Pour M.Youcef Rezzoug, du Matin, l'argument commercial avancé pour menacer les journaux de suspension, est «fallacieux». «Ce qui est outrageant, c'est que le régime en place, accusé d'être impliqué dans des scandales n'utilise pas le droit de réponse, préférant actionner les leviers de l'Etat, pour faire pression sur les journaux à l'origine de ces informations».
«La liberté, ajoute-t-il, n'est tolérée par eux, que si elle ne touche pas leurs intérêts. Nous continuerons, pour ce qui nous concerne, à exercer notre métier, convenablement, et à informer le lecteur étant entendu qu'il n'existe pas pour nous de dossiers ou de sujets tabous». Le rédacteur en chef de La Tribune, M.Abdelkrim Ghozali, tient, de son côté, à souligner que son journal a été de tous les combats pour la liberté de la presse et d'expression, «en se positionnant, chaque fois, contre toute atteinte au droit fondamental de cette liberté». «On a, dit-il, vécu des expériences où la corporation s'est mobilisée sans condition.
Malheureusement, certains titres de la presse dite indépendante ne s'est jamais donné les moyens de gagner ces causes». M.Ghozali regrette qu'autant la corporation des éditeurs que celle des journalistes ne soient pas organisées, «pour être à même de réagir lorsque la liberté de la presse est menacée ou qu'un journaliste est inquiété dans l'exercice de sa profession.
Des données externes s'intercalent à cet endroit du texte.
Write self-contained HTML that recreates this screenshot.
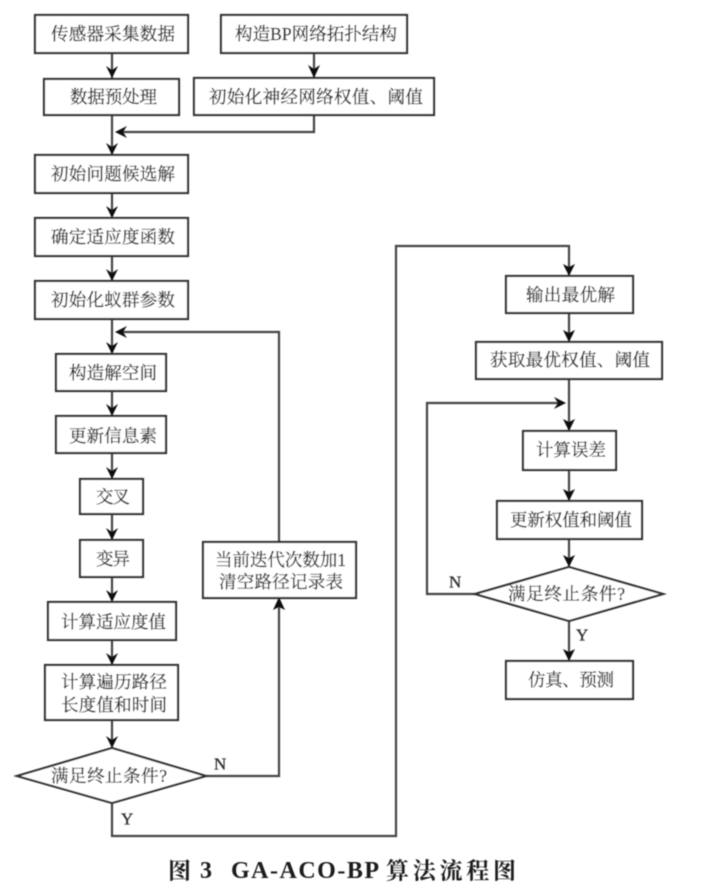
<!DOCTYPE html>
<html><head><meta charset="utf-8"><style>
html,body{margin:0;padding:0;background:#fff;width:727px;height:890px;overflow:hidden}
svg{display:block}
text{font-family:"Liberation Serif","Noto Serif CJK SC",serif;font-size:17.5px;fill:#2e2e2e;stroke:#2e2e2e;stroke-width:.3;dominant-baseline:central}
.b{fill:#fff;stroke:#333;stroke-width:2.2}
.l{fill:none;stroke:#444;stroke-width:2.2}
.a{fill:#111}
.c{font-weight:bold;font-size:23px;fill:#1c1c1c;stroke:none}
.k{font-weight:bold;font-size:24px;fill:#1c1c1c;stroke:none}
.e{font-size:17px}
</style></head><body>
<svg width="727" height="890" viewBox="0 0 727 890" xmlns="http://www.w3.org/2000/svg">
<defs><filter id="s" x="-2%" y="-2%" width="104%" height="104%"><feGaussianBlur stdDeviation="0.5"/></filter></defs>
<g filter="url(#s)">
<!-- lines -->
<path class="l" d="M112 53V79M112 115V155M314 53V78M314 115V132H118M112 193V218M112 256V281M112 319V354M112 391V416M112 453V479M112 514V540M112 577V602M112 640V665M112 720V748"/>
<path class="l" d="M206 776H279V598M279 542V332H118"/>
<path class="l" d="M112 803V836H396V246H569V276M569 313V342M569 379V431M569 470V501M569 539V567M569 621V661"/>
<path class="l" d="M475 594H427V403H563"/>
<!-- arrowheads -->
<path class="a" d="M106 66l6 4 6-4-6 12zM308 65l6 4 6-4-6 13zM106 143l6 4 6-4-6 12zM106 206l6 4 6-4-6 12zM106 269l6 4 6-4-6 12zM106 342l6 4 6-4-6 12zM106 404l6 4 6-4-6 12zM106 467l6 4 6-4-6 12zM106 528l6 4 6-4-6 12zM106 590l6 4 6-4-6 12zM106 653l6 4 6-4-6 12zM106 736l6 4 6-4-6 12z"/>
<path class="a" d="M115 132l12-6-4 6 4 6zM115 332l12-6-4 6 4 6zM273 610l6-13 6 13-6-3zM566 403l-12-6 4 6-4 6z"/>
<path class="a" d="M563 264l6 3 6-3-6 12zM563 330l6 3 6-3-6 12zM563 419l6 3 6-3-6 12zM563 489l6 3 6-3-6 12zM563 555l6 3 6-3-6 12zM563 649l6 3 6-3-6 12z"/>
<!-- boxes -->
<rect class="b" x="35" y="15" width="153" height="38"/>
<rect class="b" x="44" y="79" width="135" height="36"/>
<rect class="b" x="221" y="15" width="186" height="38"/>
<rect class="b" x="194" y="78" width="240" height="37"/>
<rect class="b" x="35" y="155" width="153" height="38"/>
<rect class="b" x="35" y="218" width="153" height="38"/>
<rect class="b" x="35" y="281" width="153" height="38"/>
<rect class="b" x="56" y="354" width="110" height="37"/>
<rect class="b" x="56" y="416" width="110" height="37"/>
<rect class="b" x="80" y="479" width="63" height="35"/>
<rect class="b" x="80" y="540" width="63" height="37"/>
<rect class="b" x="48" y="602" width="128" height="38"/>
<rect class="b" x="45" y="665" width="133" height="55"/>
<polygon class="b" points="112,748 206,776 112,803 17,776"/>
<rect class="b" x="203" y="542" width="153" height="56"/>
<rect class="b" x="506" y="276" width="127" height="37"/>
<rect class="b" x="476" y="342" width="186" height="37"/>
<rect class="b" x="523" y="431" width="93" height="39"/>
<rect class="b" x="497" y="501" width="145" height="38"/>
<polygon class="b" points="569,567 663,594 569,621 475,594"/>
<rect class="b" x="506" y="661" width="127" height="38"/>
<!-- text -->
<text x="51" y="34" textLength="124">传感器采集数据</text>
<text x="235" y="34" textLength="162">构造BP网络拓扑结构</text>
<text x="70" y="97" textLength="87">数据预处理</text>
<text x="209" y="97" textLength="214">初始化神经网络权值、阈值</text>
<text x="51" y="174" textLength="124">初始问题候选解</text>
<text x="51" y="237" textLength="124">确定适应度函数</text>
<text x="51" y="300" textLength="124">初始化蚁群参数</text>
<text x="69" y="373" textLength="88">构造解空间</text>
<text x="69" y="436" textLength="88">更新信息素</text>
<text x="96" y="497" textLength="34">交叉</text>
<text x="96" y="559" textLength="34">变异</text>
<text x="61" y="622" textLength="105">计算适应度值</text>
<text x="61" y="682" textLength="106">计算遍历路径</text>
<text x="61" y="705" textLength="106">长度值和时间</text>
<text x="51" y="776" textLength="116">满足终止条件?</text>
<text x="215" y="560" textLength="131">当前迭代次数加1</text>
<text x="219" y="582" textLength="124">清空路径记录表</text>
<text x="526" y="295" textLength="89">输出最优解</text>
<text x="490" y="360" textLength="160">获取最优权值、阈值</text>
<text x="536" y="450" textLength="70">计算误差</text>
<text x="510" y="520" textLength="122">更新权值和阈值</text>
<text x="508" y="594" textLength="117">满足终止条件?</text>
<text x="528" y="680" textLength="86">仿真、预测</text>
<text class="e" x="214" y="764">N</text>
<text class="e" x="121" y="819">Y</text>
<text class="e" x="449" y="582">N</text>
<text class="e" x="576" y="635">Y</text>
<text class="c" x="168" y="871">图</text>
<text class="k" x="200" y="871">3</text>
<text class="k" x="231" y="871" textLength="148">GA-ACO-BP</text>
<text class="c" x="386" y="871" textLength="130">算法流程图</text>
</g>
</svg>
</body></html>
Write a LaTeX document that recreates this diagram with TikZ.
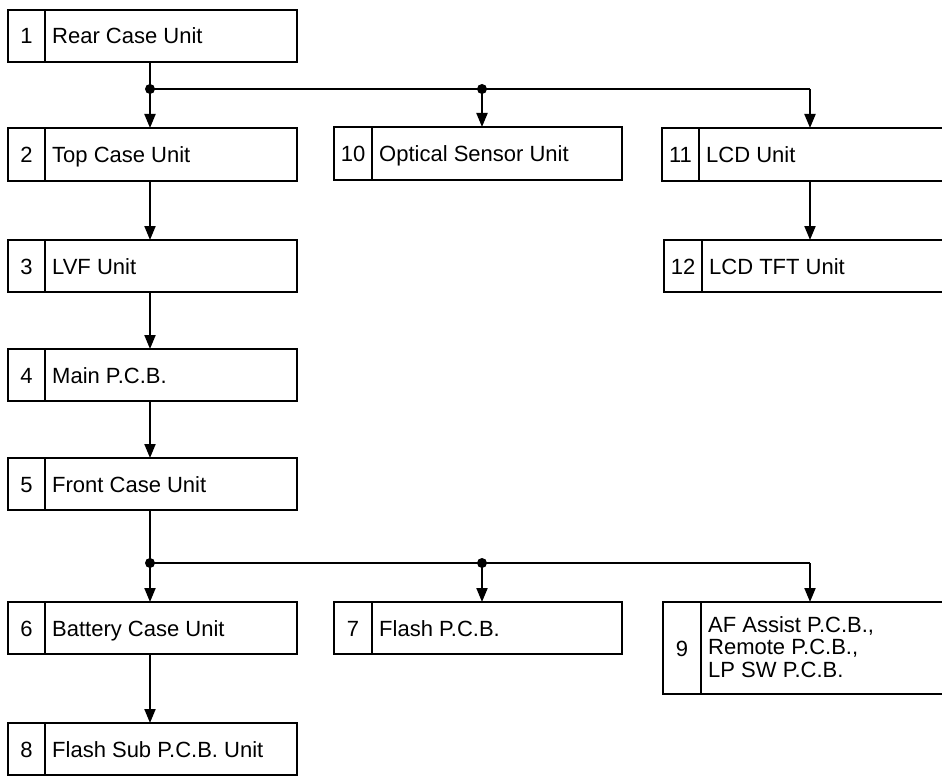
\documentclass[tikz,border=0pt]{standalone}
\usepackage{fontspec}
\setmainfont{Liberation Sans}
\usetikzlibrary{arrows.meta,calc}
\tikzset{
  box/.style={draw, line width=2pt, rectangle, anchor=north west, inner sep=0pt, outer sep=0pt},
  num/.style={anchor=base, inner sep=0pt, font=\fontsize{22}{22.5}\selectfont},
  lbl/.style={anchor=base west, inner sep=0pt, align=left, font=\fontsize{22}{22.5}\selectfont},
  lbltwo/.style={anchor=west, inner sep=0pt, align=left, font=\fontsize{22}{22.5}\selectfont},
  conn/.style={line width=2pt},
  arr/.style={line width=2pt, -{Triangle[length=14pt,width=11pt]}},
  jdot/.style={circle, fill, inner sep=0pt, minimum size=10pt},
}
% name, x, y, w, h, divider offset, number, label
\newcommand\ubox[8]{%
  \node[box, minimum width=#4pt, minimum height=#5pt] (#1) at (#2,#3) {};
  \draw[line width=2pt] ($(#1.north west)+(#6,0)$) -- ($(#1.south west)+(#6,0)$);
  \node[num] (#1n) at ($(#1.west)+(#6/2,8)$) {#7};
  \node[lbl] (#1l) at ($(#1.west)+(#6+7,8)$) {#8};
}
\begin{document}
\begin{tikzpicture}[x=1pt,y=-1pt]
\useasboundingbox (0,0) rectangle (942,778);
\fill[white] (0,0) rectangle (942,778);
\clip (0,0) rectangle (942,778);

\ubox{b1}{8}{10}{289}{52}{37}{1}{Rear Case Unit}
\ubox{b2}{8}{128}{289}{53}{37}{2}{Top Case Unit}
\ubox{b3}{8}{240}{289}{52}{37}{3}{LVF Unit}
\ubox{b4}{8}{349}{289}{52}{37}{4}{Main P.C.B.}
\ubox{b5}{8}{458}{289}{52}{37}{5}{Front Case Unit}
\ubox{b6}{8}{602}{289}{52}{37}{6}{Battery Case Unit}
\ubox{b8}{8}{723}{289}{52}{37}{8}{Flash Sub P.C.B. Unit}
\ubox{b10}{334}{127}{288}{53}{38}{10}{Optical Sensor Unit}
\ubox{b7}{334}{602}{288}{52}{38}{7}{Flash P.C.B.}
\ubox{b11}{662}{128}{320}{53}{37}{11}{LCD Unit}
\ubox{b12}{664}{240}{320}{52}{38}{12}{LCD TFT Unit}

% box 9 with three text lines
\node[box, minimum width=320pt, minimum height=92pt] (b9) at (663,602) {};
\draw[line width=2pt] ($(b9.north west)+(38,0)$) -- ($(b9.south west)+(38,0)$);
\node[num] (b9n) at ($(b9.west)+(19,8)$) {9};
\node[lbltwo] (b9l) at ($(b9.west)+(45,-1)$) {AF Assist P.C.B.,\\Remote P.C.B.,\\LP SW P.C.B.};

\coordinate (j1) at (150,89);
\coordinate (j2) at (482,89);
\coordinate (j3) at (810,89);
\coordinate (k1) at (150,563);
\coordinate (k2) at (482,563);
\coordinate (k3) at (810,563);

% upper junction
\draw[conn] (b1.south -| j1) -- (j1);
\draw[arr] (j1) -- (b2.north -| j1);
\draw[conn] (j1) -- (j3);
\draw[arr] (j3) -- (b11.north -| j3);
\draw[arr] (j2) -- (b10.north -| j2);
\node[jdot] (d1) at (j1) {};
\node[jdot] (d2) at (j2) {};

% left chain
\draw[arr] (b2.south -| j1) -- (b3.north -| j1);
\draw[arr] (b3.south -| j1) -- (b4.north -| j1);
\draw[arr] (b4.south -| j1) -- (b5.north -| j1);
\draw[arr] (b11.south -| j3) -- (b12.north -| j3);

% lower junction
\draw[conn] (b5.south -| k1) -- (k1);
\draw[arr] (k1) -- (b6.north -| k1);
\draw[conn] (k1) -- (k3);
\draw[arr] (k3) -- (b9.north -| k3);
\draw[arr] (k2) -- (b7.north -| k2);
\node[jdot] (d3) at (k1) {};
\node[jdot] (d4) at (k2) {};

\draw[arr] (b6.south -| k1) -- (b8.north -| k1);
\end{tikzpicture}
\end{document}
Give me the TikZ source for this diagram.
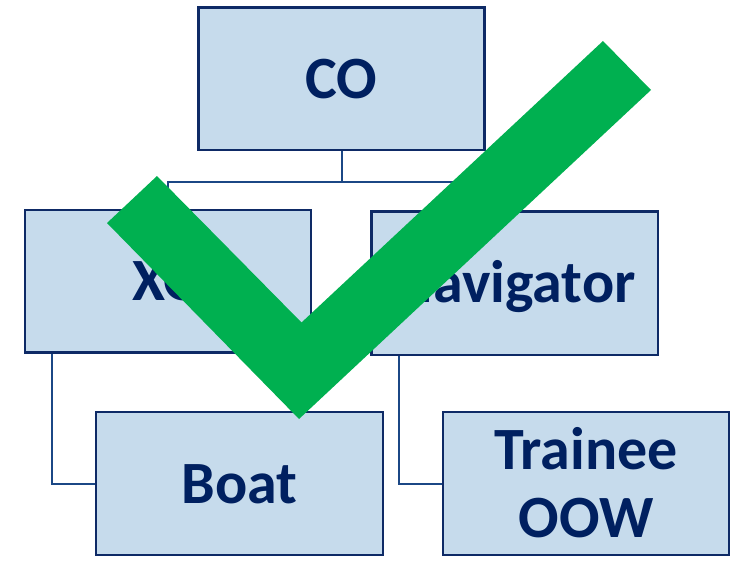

Tant que, nous tous, nous ne comprendrons pas, cette réalité là, il nous faudra continuer à subir le diktat du pouvoir».
Le rédacteur en chef du journal El Youm déplore, quant à lui, que de telles sommations interviennent à des périodes précises «qui leur donnent un cachet politique et, nullement, un aspect purement commercial».
Rappelant que le quotidien a eu à subir, cinq jours durant, de tels procédés, M.Fayçal Saouli déclare regretter toute action qui puisse affecter la liberté d'expression et l'épanouissement des journaux indépendants, en règle générale. A noter que nous n'avons pu joindre le directeur du quotidien El Moudjahid pour connaître son point de vue sur les nouvelles menaces formulées en direction de quotidiens de la presse indépendante.